Bloomberg claims that Twitter has reduced its already small trust and safety team responsible for global content moderation and the section dealing with hate speech and harassment.
The firm announced that at least a dozen more layoffs occurred at its Dublin and Singapore locations on Friday night.
Among them were newcomers like Analuisa Dominguez, Twitter’s senior director of revenue policy, and Nur Azhar bin Ayob, the head of site integrity for Twitter’s Asia-Pacific region.
Since Mr.
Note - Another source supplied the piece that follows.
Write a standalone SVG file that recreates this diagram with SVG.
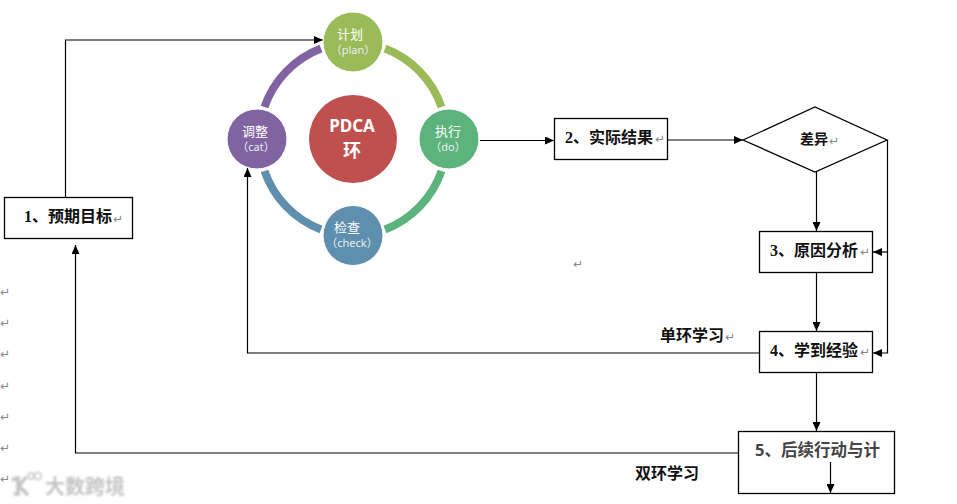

Musk’s takeover in October, he has warned that Twitter is in risk of bankruptcy and imposed what he calls a “hardcore” work atmosphere after a significant reduction in employees.
Less than three months after joining Twitter, he has already managed to scare off advertisers, antagonise some of the platform’s most dedicated content providers, and make Twitter a subject of conversation.
The EU’s top privacy authority has begun looking into claims that 5.4 million Twitter users’ personal information was exposed in a data breach in 2021.
After hearing rumours that one or more data sets containing the personal information of Twitter users “had been made available on the internet,” the Irish Data Protection Commission said that it will launch an investigation of its own accord.
Concerns have been raised about the social media giant’s capacity to secure user data due to the elimination of crucial jobs regulating compliance with rules, even if the suspected breaches occurred before the billionaire’s acquisition.